There has been much discussion at this site of the idea of “Expose To The Right” [ETTR], but unfortunately it is stated in terms of the “photosite histogram”, with the right end corresponding to photosites at their full well capacity, but that is not directly available. Instead, there are histograms for standard JPEG output at the selected EI, and that is always further to the right, more so as the EI setting is increased above the sensor’s saturation based speed as measured by the ISO definition of SSat (often called “base ISO speed”). It gets worse when people think that pushing that JPEG histogram to the right at elevated EI settings has the same virtues as ETTR.
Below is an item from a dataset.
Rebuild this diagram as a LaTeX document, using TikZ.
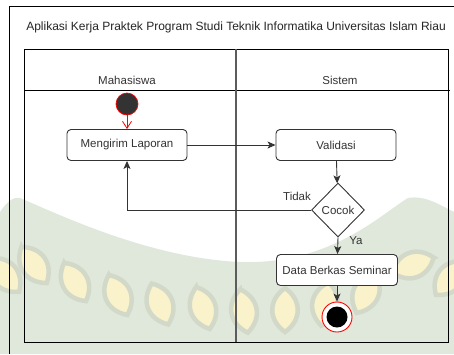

I am working on a good strategy, based on what the camera’s JPEG histogram or highlight overexposure blinkies tell me. One key is that the difference between the right-hand end of the JPEG histogram and the actual “photosite histogram”, in stops, is the gap between the Exposure Index setting (“ISO setting”) on the camera and the true SSat (base ISO speed) — plus a half stop. Also, we can get that true SSat from DXOL it is what DXO wrongly calls the “true ISO” in the case where the camera is at its lowest normal EI setting.
In this post, just comments on when true ETTR is usually done: with the camera at its minimum normal EI setting. Then as a guideline, one can get the JPEg histogram at the right edge, then increase the exposure by
“EI - SSat + 1/2”.
For example, if the minimum EI setting is 100 but the SSat measure there is 70 (1/2 stop less), the JPEG histogram is one stop to the right of the photosite histogram, and so you could increase exposure one stop beyond the “JPEG Histogram To The Right” level.
Also, you can probably use the highlight blinkies to find that “Histogram To The Right” level: reduce exposure till the blinkies disappear (except maybe in specular highlights that you do not mind being blown out) than add one stop of exposure (probably meaning doubling the exposure duration).
I use the blinkies method cautiously, only adding half a stop.
Details later (at least if there is any interest) like where that half stop adjustment comes from.